A mantra is a sacred sound, syllable, word, or phrase repeated in meditation or recitation to focus the mind, invoke spiritual presence, or embody a particular quality or deity. In Hindu and Buddhist practice, the mantra is understood as a precise sound-form that carries vibration (nāda) and consciousness, capable of transforming the practitioner when intoned with attention and faith.
Mantra derives from Sanskrit: *man* (mind, to think) + *tra* (tool, instrument, protection). Literally, 'that which protects the mind' or 'instrument of thought.' The term appears in the Vedas and Upanishads, becoming a central category in tantric and devotional traditions.
The Jesus Prayer — Repetition of 'Lord Jesus Christ, Son of God, have mercy on me' functions similarly—a sacred utterance believed to invoke divine presence and transform consciousness through rhythmic invocation.
Dhikr (remembrance) — Repetition of divine names (Asma al-Husna) or formulas like 'La ilaha illallah' (there is no god but God) serves the same function of focusing consciousness on the transcendent.
Yichudim (unifications) — Meditative combinations and repetitions of divine names and Hebrew letter-combinations aimed at unifying consciousness with divine emanations, paralleling mantra's use of sacred sound.

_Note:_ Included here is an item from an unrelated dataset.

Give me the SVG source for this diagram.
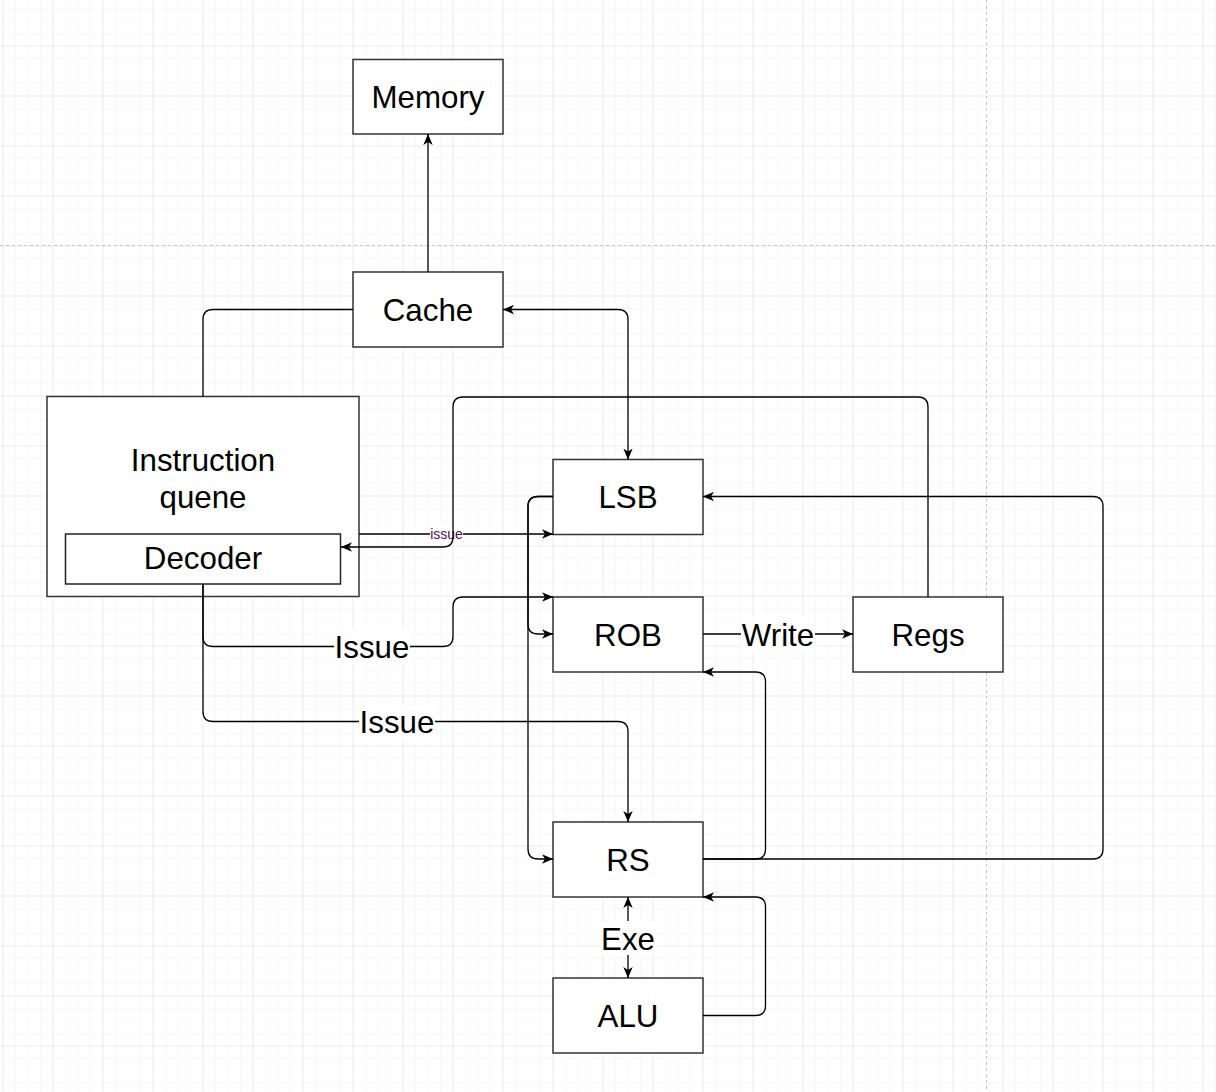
<svg xmlns="http://www.w3.org/2000/svg" width="1216" height="1092" viewBox="0 0 1216 1092">
  <style>
    .node rect { fill: #ffffff; stroke: #333333; stroke-width: 1.5; }
    .node text, .lbl { font-family: "Liberation Sans", Arial, Helvetica, sans-serif; font-size: 31.3px; fill: #000000; text-anchor: middle; }
    .edge { fill: none; stroke: #000000; stroke-width: 1.3; }
    .lblbg { fill: #ffffff; }
    .small { font-size: 14px; fill: #4d104d; }
    .page { stroke: #c4c4c4; stroke-width: 1; stroke-dasharray: 3 3; fill: none; }
  </style>
  <defs>
    <pattern id="gridMinor" patternUnits="userSpaceOnUse" x="2.5" y="45.5" width="12.5" height="12.5">
      <path d="M0 0 H12.5 M0 0 V12.5" fill="none" stroke="#f2f2f2" stroke-width="1"/>
    </pattern>
    <pattern id="gridMajor" patternUnits="userSpaceOnUse" x="2.5" y="45.5" width="50" height="50">
      <path d="M0 0 H50 M0 0 V50" fill="none" stroke="#e0e0e0" stroke-width="1"/>
    </pattern>
    <marker id="arrow" viewBox="0 0 11 10" refX="11" refY="5" markerWidth="11" markerHeight="10" markerUnits="userSpaceOnUse" orient="auto-start-reverse">
      <path d="M0 0.3 L11 5 L0 9.7 L3 5 Z" fill="#000000"/>
    </marker>
  </defs>

  <g id="background">
    <rect x="0" y="0" width="1216" height="1092" fill="#ffffff"/>
    <rect x="0" y="0" width="1216" height="1092" fill="url(#gridMinor)"/>
    <rect x="0" y="0" width="1216" height="1092" fill="url(#gridMajor)"/>
    <line class="page" x1="0" y1="245.5" x2="1216" y2="245.5"/>
    <line class="page" x1="986.5" y1="0" x2="986.5" y2="1092"/>
  </g>

  <g id="node-memory" class="node">
    <rect x="353" y="59.5" width="150" height="74.5"/>
    <text x="428" y="107.5">Memory</text>
  </g>
  <g id="node-cache" class="node">
    <rect x="353" y="272" width="150" height="75"/>
    <text x="428" y="320.5">Cache</text>
  </g>
  <g id="node-instruction-queue" class="node">
    <rect x="47" y="396.5" width="312" height="200"/>
    <text x="203" y="470.5">Instruction</text>
    <text x="203" y="507.5">quene</text>
  </g>
  <g id="node-decoder" class="node">
    <rect x="65.5" y="534" width="275" height="50" style="stroke:#222222"/>
    <text x="203" y="569">Decoder</text>
  </g>
  <g id="node-lsb" class="node">
    <rect x="553" y="459.5" width="150" height="75"/>
    <text x="628" y="507.5">LSB</text>
  </g>
  <g id="node-rob" class="node">
    <rect x="553" y="597" width="150" height="75"/>
    <text x="628" y="645.5">ROB</text>
  </g>
  <g id="node-regs" class="node">
    <rect x="853" y="597" width="150" height="75"/>
    <text x="928" y="645.5">Regs</text>
  </g>
  <g id="node-rs" class="node">
    <rect x="553" y="822" width="150" height="75"/>
    <text x="628" y="870.5">RS</text>
  </g>
  <g id="node-alu" class="node">
    <rect x="553" y="978" width="150" height="75"/>
    <text x="628" y="1026.5">ALU</text>
  </g>

  <g id="connectors">
    <!-- Cache -> Memory -->
    <path class="edge" d="M428 272 V134" marker-end="url(#arrow)"/>
    <!-- Cache -> Instruction queue -->
    <path class="edge" d="M353 309.5 H213 Q203 309.5 203 319.5 V396.5"/>
    <!-- LSB <-> Cache -->
    <path class="edge" d="M628 459.5 V319.5 Q628 309.5 618 309.5 H503" marker-start="url(#arrow)" marker-end="url(#arrow)"/>
    <!-- Instruction queue -> LSB (issue) -->
    <path class="edge" d="M359 534 H553" marker-end="url(#arrow)"/>
    <rect class="lblbg" x="430" y="526" width="33" height="16"/>
    <text class="lbl small" x="446.5" y="538.5">issue</text>
    <!-- Regs -> Decoder -->
    <path class="edge" d="M928 597 V407 Q928 397 918 397 H463 Q453 397 453 407 V537 Q453 547 443 547 H341" marker-end="url(#arrow)"/>
    <!-- LSB -> ROB -->
    <path class="edge" d="M553 496.5 H538 Q528 496.5 528 506.5 V624 Q528 634 538 634 H553" marker-end="url(#arrow)"/>
    <!-- LSB -> RS -->
    <path class="edge" d="M553 496.5 H538 Q528 496.5 528 506.5 V849 Q528 859 538 859 H553" marker-end="url(#arrow)"/>
    <!-- Decoder -> ROB (Issue) -->
    <path class="edge" d="M203 584 V636.5 Q203 646.5 213 646.5 H443 Q453 646.5 453 636.5 V607 Q453 597 463 597 H553" marker-end="url(#arrow)"/>
    <rect class="lblbg" x="334" y="629" width="76" height="35"/>
    <text class="lbl" x="372" y="657.5">Issue</text>
    <!-- Decoder -> RS (Issue) -->
    <path class="edge" d="M203 584 V711.5 Q203 721.5 213 721.5 H618 Q628 721.5 628 731.5 V822" marker-end="url(#arrow)"/>
    <rect class="lblbg" x="359" y="704" width="76" height="35"/>
    <text class="lbl" x="397" y="732.5">Issue</text>
    <!-- ROB -> Regs (Write) -->
    <path class="edge" d="M703 634 H853" marker-end="url(#arrow)"/>
    <rect class="lblbg" x="741" y="617" width="74" height="35"/>
    <text class="lbl" x="778" y="645.5">Write</text>
    <!-- RS -> ROB -->
    <path class="edge" d="M703 859 H755.5 Q765.5 859 765.5 849 V682 Q765.5 672 755.5 672 H703" marker-end="url(#arrow)"/>
    <!-- RS -> LSB -->
    <path class="edge" d="M703 859 H1093 Q1103 859 1103 849 V506.5 Q1103 496.5 1093 496.5 H703" marker-end="url(#arrow)"/>
    <!-- RS <-> ALU (Exe) -->
    <path class="edge" d="M628 897 V978" marker-start="url(#arrow)" marker-end="url(#arrow)"/>
    <rect class="lblbg" x="600" y="921" width="56" height="34"/>
    <text class="lbl" x="628" y="949.5">Exe</text>
    <!-- ALU -> RS -->
    <path class="edge" d="M703 1015.5 H755.5 Q765.5 1015.5 765.5 1005.5 V907 Q765.5 897 755.5 897 H703" marker-end="url(#arrow)"/>
  </g>
</svg>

Lingering sound (liú-yīn) — Internal recitation and resonance of sacred sounds aligned with cosmic breath and qi circulation—not identical to mantra but operating on a shared principle of sacred vibration as transformative.
A contemporary seeker may sit each morning and repeat 'Om' or 'So Hum' (I am that) for 10–20 minutes, allowing the vibration to settle the mind and open awareness to stillness beneath thought. In Buddhist practice, one might recite the mantra of Avalokiteśvara (Om mani padme hum) during walking meditation or at moments of difficulty, experiencing the syllables as an invocation of compassion. The mantra becomes a bridge—a familiar vessel that carries consciousness from the surface of distraction toward the depth from which all sound and silence arise.
Does a mantra have to be in Sanskrit?
Not necessarily. While Sanskrit mantras carry particular potency and historical resonance in Hindu and Buddhist traditions, many living practitioners use mantras in their own language—English, Tibetan, Japanese—with genuine effect. What matters is repetition with sincere attention and faith, though Sanskrit's phonetic precision is valued for invoking specific subtle energies.
Is a mantra just words, or is there real power in the sound itself?
In Hindu and tantric Buddhist philosophy, mantra is believed to embody actual vibrational power (śakti); the sound itself is not separate from the reality it represents. Modern practice may emphasize the psychological or devotional benefit of repetition, while traditional schools maintain that the mantra-deity and the sound are non-dual, each carrying the full presence of the other.
How is a mantra different from an affirmation?
An affirmation typically aims to reprogram belief or behavior through conscious repetition ('I am worthy'). A mantra invokes something already present—a deity, a universal truth, or pure consciousness—and draws the practitioner into alignment with it, rather than generating what is absent. The orientation is receptive rather than willful.